L'entreprise montérégienne n'est pas seulement connue pour ses cailles; elle l'est également pour ses poules de Cornouailles. Nutri-Cailles abat près de 15 000 poules par semaine, pour environ 750 000 oiseaux annuellement. Ce type de volaille est particulièrement prisé par les Anglo-Saxons. Près de 95% de la production de la PME est vendu au Canada, sous forme de mets prêt à manger ou de poules entières dont le poids varie de 300 à 1000 grammes.

Pas pris au sérieux

Et dire qu'en 2001, lorsqu'il a fondé Nutri-Cailles, Eduardo Estrela a presque fait rire de lui. «Les gens me disaient: «Tu vas te planter; qui est-ce qui mange de la caille?»» se souvient l'homme d'affaires qui, avec ses parents, a quitté son Portugal natal à la fin des années 50 pour venir s'établir à Montréal.

L'entrepreneur est pour ainsi dire parti de rien. Les défis, Eduardo Estrela connaît. À l'âge de 35 ans, après avoir travaillé dans des abattoirs à Montréal, il s'est acheté un «chalet» à Saint-Nazaire-d'Acton, où son père et lui avaient pour pensionnaire une seule vache.
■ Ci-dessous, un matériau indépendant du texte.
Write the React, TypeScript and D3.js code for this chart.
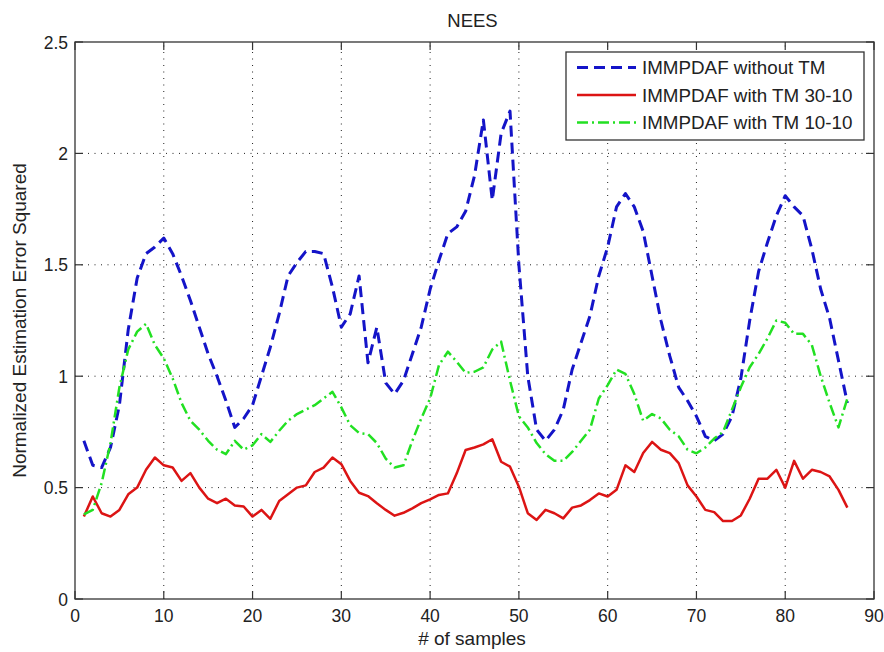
import React from "react";
import * as d3 from "d3";

const samples: number[] = d3.range(1, 88);

const withoutTM: number[] = [
  0.71, 0.60, 0.59, 0.68, 0.87, 1.21, 1.44, 1.55, 1.58, 1.62,
  1.55, 1.45, 1.34, 1.22, 1.10, 1.00, 0.89, 0.77, 0.81, 0.87,
  1.00, 1.13, 1.28, 1.45, 1.51, 1.56, 1.56, 1.55, 1.40, 1.22,
  1.28, 1.45, 1.06, 1.22, 0.97, 0.92, 0.98, 1.10, 1.22, 1.39,
  1.52, 1.64, 1.67, 1.74, 1.90, 2.15, 1.79, 2.09, 2.19, 1.50,
  1.00, 0.76, 0.71, 0.76, 0.85, 1.03, 1.15, 1.27, 1.45, 1.58,
  1.76, 1.82, 1.76, 1.65, 1.45, 1.25, 1.09, 0.95, 0.89, 0.82,
  0.73, 0.71, 0.74, 0.82, 0.99, 1.25, 1.47, 1.60, 1.72, 1.81,
  1.76, 1.72, 1.57, 1.39, 1.26, 1.07, 0.88,
];

const withTM3010: number[] = [
  0.37, 0.46, 0.385, 0.37, 0.40, 0.47, 0.50, 0.58, 0.635, 0.60,
  0.59, 0.53, 0.565, 0.50, 0.45, 0.43, 0.45, 0.42, 0.415, 0.37,
  0.40, 0.36, 0.44, 0.47, 0.50, 0.51, 0.57, 0.59, 0.635, 0.605,
  0.53, 0.477, 0.462, 0.43, 0.40, 0.374, 0.387, 0.407, 0.43, 0.447,
  0.467, 0.474, 0.564, 0.669, 0.68, 0.694, 0.717, 0.616, 0.594, 0.504,
  0.385, 0.355, 0.40, 0.385, 0.362, 0.41, 0.42, 0.444, 0.474, 0.46,
  0.49, 0.60, 0.57, 0.655, 0.705, 0.67, 0.655, 0.61, 0.51, 0.46,
  0.40, 0.39, 0.35, 0.35, 0.375, 0.45, 0.54, 0.54, 0.58, 0.50,
  0.62, 0.54, 0.58, 0.57, 0.55, 0.49, 0.41,
];

const withTM1010: number[] = [
  0.38, 0.40, 0.52, 0.70, 0.95, 1.12, 1.20, 1.235, 1.14, 1.08,
  0.99, 0.88, 0.80, 0.76, 0.71, 0.67, 0.65, 0.71, 0.67, 0.69,
  0.74, 0.705, 0.755, 0.80, 0.83, 0.85, 0.87, 0.90, 0.93, 0.86,
  0.78, 0.745, 0.74, 0.70, 0.63, 0.59, 0.60, 0.71, 0.81, 0.90,
  1.05, 1.11, 1.065, 1.015, 1.02, 1.04, 1.12, 1.155, 0.98, 0.82,
  0.77, 0.70, 0.65, 0.62, 0.62, 0.66, 0.71, 0.76, 0.90, 0.96,
  1.03, 1.01, 0.92, 0.80, 0.83, 0.81, 0.76, 0.73, 0.67, 0.654,
  0.68, 0.72, 0.75, 0.85, 0.95, 1.04, 1.10, 1.17, 1.25, 1.24,
  1.19, 1.19, 1.14, 1.00, 0.88, 0.77, 0.90,
];

const xTicks: number[] = [0, 10, 20, 30, 40, 50, 60, 70, 80, 90];
const yTicks: number[] = [0, 0.5, 1, 1.5, 2, 2.5];
const yTickLabels: string[] = ["0", "0.5", "1", "1.5", "2", "2.5"];

const seriesNames: string[] = [
  "IMMPDAF without TM",
  "IMMPDAF with TM 30-10",
  "IMMPDAF with TM 10-10",
];
const seriesColors: string[] = ["#1414c8", "#dc1414", "#22e022"];
const seriesDash: string[] = ["11,6", "none", "11,4,2,4"];
const seriesWidth: number[] = [3, 2.5, 2.5];

const W = 884;
const H = 652;
const L = 75;
const R = 874;
const T = 42;
const B = 599;

export default function App() {
  const x = d3.scaleLinear().domain([0, 90]).range([L, R]);
  const y = d3.scaleLinear().domain([0, 2.5]).range([B, T]);
  const seriesData = [withoutTM, withTM3010, withTM1010];
  const line = d3
    .line<number>()
    .x((_, i) => x(samples[i]))
    .y((d) => y(d));

  const font = "'Liberation Sans', Arial, sans-serif";
  const legL = 566;
  const legT = 52;
  const legR = 864;
  const legB = 140;
  const rowY = [67.5, 95, 122.5];

  return (
    <svg
      width={W}
      height={H}
      viewBox={`0 0 ${W} ${H}`}
      style={{ position: "absolute", left: 0, top: 0, background: "#fff" }}
    >
      <rect x={0} y={0} width={W} height={H} fill="#fff" />
      {/* grid */}
      <g stroke="#222" strokeWidth={1} strokeDasharray="1,5.5">
        {xTicks.slice(1, -1).map((t) => (
          <line key={"gx" + t} x1={x(t)} x2={x(t)} y1={B} y2={T} />
        ))}
        {yTicks.slice(1, -1).map((t) => (
          <line key={"gy" + t} x1={L} x2={R} y1={y(t)} y2={y(t)} />
        ))}
      </g>
      {/* ticks */}
      <g stroke="#333" strokeWidth={1.2}>
        {xTicks.map((t) => (
          <g key={"tx" + t}>
            <line x1={x(t)} x2={x(t)} y1={B} y2={B - 8} />
            <line x1={x(t)} x2={x(t)} y1={T} y2={T + 8} />
          </g>
        ))}
        {yTicks.map((t) => (
          <g key={"ty" + t}>
            <line x1={L} x2={L + 8} y1={y(t)} y2={y(t)} />
            <line x1={R} x2={R - 8} y1={y(t)} y2={y(t)} />
          </g>
        ))}
      </g>
      {/* series */}
      {seriesData.map((s, i) => (
        <path
          key={"s" + i}
          d={line(s) || ""}
          fill="none"
          stroke={seriesColors[i]}
          strokeWidth={seriesWidth[i]}
          strokeDasharray={seriesDash[i]}
          strokeLinejoin="round"
        />
      ))}
      {/* frame */}
      <rect x={L} y={T} width={R - L} height={B - T} fill="none" stroke="#333" strokeWidth={1.3} />
      {/* tick labels */}
      <g fontFamily={font} fontSize={17.5} fill="#222">
        {xTicks.map((t) => (
          <text key={"lx" + t} x={x(t)} y={622} textAnchor="middle">
            {t}
          </text>
        ))}
        {yTicks.map((t, i) => (
          <text key={"ly" + t} x={68} y={y(t) + 6.5} textAnchor="end">
            {yTickLabels[i]}
          </text>
        ))}
      </g>
      {/* title and labels */}
      <text x={472.5} y={27} textAnchor="middle" fontFamily={font} fontSize={18.5} fill="#222">
        NEES
      </text>
      <text x={472} y={645} textAnchor="middle" fontFamily={font} fontSize={19} fill="#222">
        # of samples
      </text>
      <text
        transform={`translate(26,${(T + B) / 2}) rotate(-90)`}
        textAnchor="middle"
        fontFamily={font}
        fontSize={19}
        fill="#222"
      >
        Normalized Estimation Error Squared
      </text>
      {/* legend */}
      <rect x={legL} y={legT} width={legR - legL} height={legB - legT} fill="#fff" stroke="#333" strokeWidth={1.3} />
      {seriesNames.map((n, i) => (
        <g key={"lg" + i}>
          <line
            x1={577}
            x2={636}
            y1={rowY[i]}
            y2={rowY[i]}
            stroke={seriesColors[i]}
            strokeWidth={seriesWidth[i]}
            strokeDasharray={seriesDash[i]}
          />
          <text x={642} y={rowY[i] + 6.5} fontFamily={font} fontSize={18.8} fill="#222">
            {n}
          </text>
        </g>
      ))}
    </svg>
  );
}
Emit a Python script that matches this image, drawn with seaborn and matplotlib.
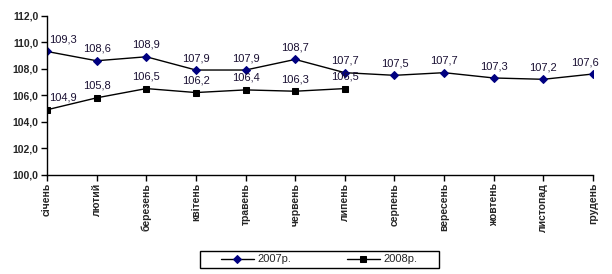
import matplotlib
matplotlib.use("Agg")
import matplotlib.pyplot as plt
from matplotlib.ticker import FuncFormatter
from matplotlib.patches import Rectangle
import seaborn as sns
import pandas as pd

months = ["січень", "лютий", "березень", "квітень", "травень", "червень",
          "липень", "серпень", "вересень", "жовтень", "листопад", "грудень"]
values_2007 = [109.3, 108.6, 108.9, 107.9, 107.9, 108.7, 107.7, 107.5, 107.7, 107.3, 107.2, 107.6]
values_2008 = [104.9, 105.8, 106.5, 106.2, 106.4, 106.3, 106.5]
series_names = ["2007р.", "2008р."]
y_ticks = [100, 102, 104, 106, 108, 110, 112]

sns.set_style("white")
plt.rcParams['font.family'] = ['Liberation Sans', 'DejaVu Sans']

df07 = pd.DataFrame({"idx": range(len(values_2007)), "v": values_2007})
df08 = pd.DataFrame({"idx": range(len(values_2008)), "v": values_2008})

fig = plt.figure(figsize=(6.12, 2.74), dpi=100)
ax = fig.add_axes([47/612, 1-174.7/274, (593-47)/612, (174.7-15.7)/274])

sns.lineplot(data=df07, x="idx", y="v", ax=ax, color="black", lw=1,
             marker="D", markersize=4.5, markerfacecolor="#000080",
             markeredgecolor="#000080", label=series_names[0])
sns.lineplot(data=df08, x="idx", y="v", ax=ax, color="black", lw=1,
             marker="s", markersize=5, markerfacecolor="black",
             markeredgecolor="black", label=series_names[1])

for i, v in enumerate(values_2007):
    dx = 0
    if i == 0:
        dx = 0.32
    elif i == len(values_2007) - 1:
        dx = -0.16
    ax.annotate(f"{v:.1f}".replace(".", ","), (i + dx, v), xytext=(0, 5),
                textcoords="offset points", ha="center", va="bottom",
                fontsize=8, color="#1a1033")
for i, v in enumerate(values_2008):
    dx = 0.32 if i == 0 else 0
    ax.annotate(f"{v:.1f}".replace(".", ","), (i + dx, v), xytext=(0, 5),
                textcoords="offset points", ha="center", va="bottom",
                fontsize=8, color="#1a1033")

ax.set_xlim(0, 11)
ax.set_ylim(100, 112)
ax.set_yticks(y_ticks)
ax.yaxis.set_major_formatter(FuncFormatter(lambda v, p: f"{v:.1f}".replace(".", ",")))
ax.set_xticks(range(len(months)))
ax.set_xticklabels(months, rotation=90, ha="center", va="top",
                   fontweight="bold", fontsize=7.5)
for lab in ax.get_yticklabels():
    lab.set_fontweight("bold")
    lab.set_fontsize(7.5)
ax.tick_params(axis="both", direction="out", length=4, width=1, color="black",
               bottom=True, left=True, pad=2)
ax.set_xlabel("")
ax.set_ylabel("")
for s in ["top", "right"]:
    ax.spines[s].set_visible(False)
for s in ["left", "bottom"]:
    ax.spines[s].set_color("black")
    ax.spines[s].set_linewidth(1)

ax.get_legend().remove()
handles, labels = ax.get_legend_handles_labels()
leg = fig.legend(handles, labels, ncol=2, loc="center",
                 bbox_to_anchor=(319/612, 1-259.5/274), fontsize=8,
                 frameon=False, borderpad=0.0, handlelength=3.0,
                 columnspacing=5.0, handletextpad=0.3)
fig.patches.append(Rectangle((200/612, 1-268/274), 239/612, 17/274,
                             transform=fig.transFigure, fill=False,
                             edgecolor="black", linewidth=1))

fig.savefig("out.png", dpi=100)
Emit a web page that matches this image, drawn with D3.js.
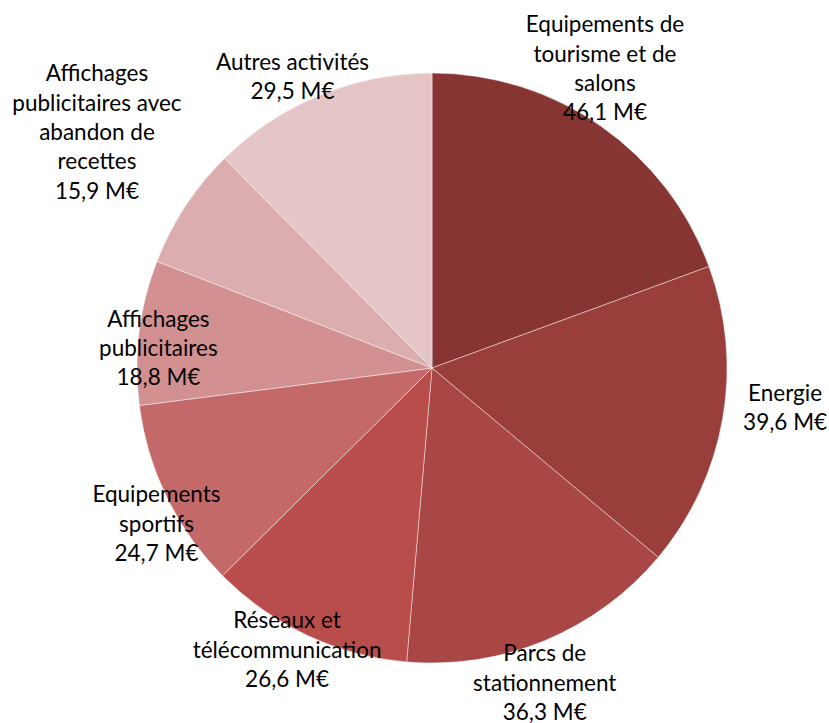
<!DOCTYPE html>
<html>
<head>
<meta charset="utf-8">
<script src="https://cdn.jsdelivr.net/npm/d3@7"></script>
<style>
  html, body { margin: 0; padding: 0; background: #fff; }
  svg text { font-family: Lato, "Open Sans", sans-serif; fill: #000; }
</style>
</head>
<body>
<svg id="chart" width="829" height="723"></svg>
<script>
// Categories (each label split into display lines) and amounts in M€
const categories = [
  ["Equipements de", "tourisme et de", "salons"],
  ["Energie"],
  ["Parcs de", "stationnement"],
  ["Réseaux et", "télécommunication"],
  ["Equipements", "sportifs"],
  ["Affichages", "publicitaires"],
  ["Affichages", "publicitaires avec", "abandon de", "recettes"],
  ["Autres activités"]
];
const values = [46.1, 39.6, 36.3, 26.6, 24.7, 18.8, 15.9, 29.5];
const valueLabels = ["46,1 M€", "39,6 M€", "36,3 M€", "26,6 M€", "24,7 M€", "18,8 M€", "15,9 M€", "29,5 M€"];
const colors = ["#873533", "#9a3e3c", "#a84746", "#b84d4b", "#c4696a", "#d29090", "#dbadae", "#e5c5c6"];
// Per-label nudge (px) from the label ring position
const labelNudge = [[-16, -29], [28, -17], [-14, 10], [-5, -17], [21, 11], [54, 20], [-59, -55], [-14, 14]];

const cx = 432, cy = 368, radius = 295, labelRadius = 330;
const fontSize = 22.5, lineHeight = 29.3;

const svg = d3.select("#chart");
const g = svg.append("g").attr("transform", `translate(${cx},${cy})`);

const pie = d3.pie().sort(null).value(d => d)(values);
const arc = d3.arc().innerRadius(0).outerRadius(radius);
const labelArc = d3.arc().innerRadius(labelRadius).outerRadius(labelRadius);

g.selectAll("path.slice")
  .data(pie)
  .join("path")
  .attr("class", "slice")
  .attr("d", arc)
  .attr("fill", (d, i) => colors[i])
  .attr("stroke", "rgba(255,255,255,0.55)")
  .attr("stroke-width", 0.8);

const labels = g.selectAll("text.label")
  .data(pie)
  .join("text")
  .attr("class", "label")
  .attr("text-anchor", "middle")
  .attr("font-size", fontSize)
  .attr("transform", (d, i) => {
    const [x, y] = labelArc.centroid(d);
    return `translate(${x + labelNudge[i][0]},${y + labelNudge[i][1]})`;
  });

labels.each(function (d, i) {
  const lines = categories[i].concat([valueLabels[i]]);
  const n = lines.length;
  d3.select(this).selectAll("tspan")
    .data(lines)
    .join("tspan")
    .attr("x", 0)
    .attr("y", (l, k) => (k - (n - 1) / 2) * lineHeight)
    .attr("dy", "0.35em")
    .text(l => l);
});
</script>
</body>
</html>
Quelques années plus tard, l'entrepreneur exploitait une ferme laitière comptant une cinquantaine de têtes.

Il s'est ensuite tourné vers l'élevage de veau de lait et veau de grain. Il était le plus important éleveur indépendant du Québec (avec un cheptel de 6000 veaux) jusqu'à ce qu'un concurrent achète son entreprise à fort prix à la fin des années 90. «Je dérangeais beaucoup de monde. Et on a voulu me faire taire en m'achetant», dit Eduardo Estrela.

L'homme d'affaires s'est par la suite intéressé à la caille au début des années 2000 avec les résultats que l'on connaît. Il a mis la main sur un vieux couvoir abandonné sur le 4e Rang à Sainte-Hélène-de-Bagot et en a fait une petite mine d'or.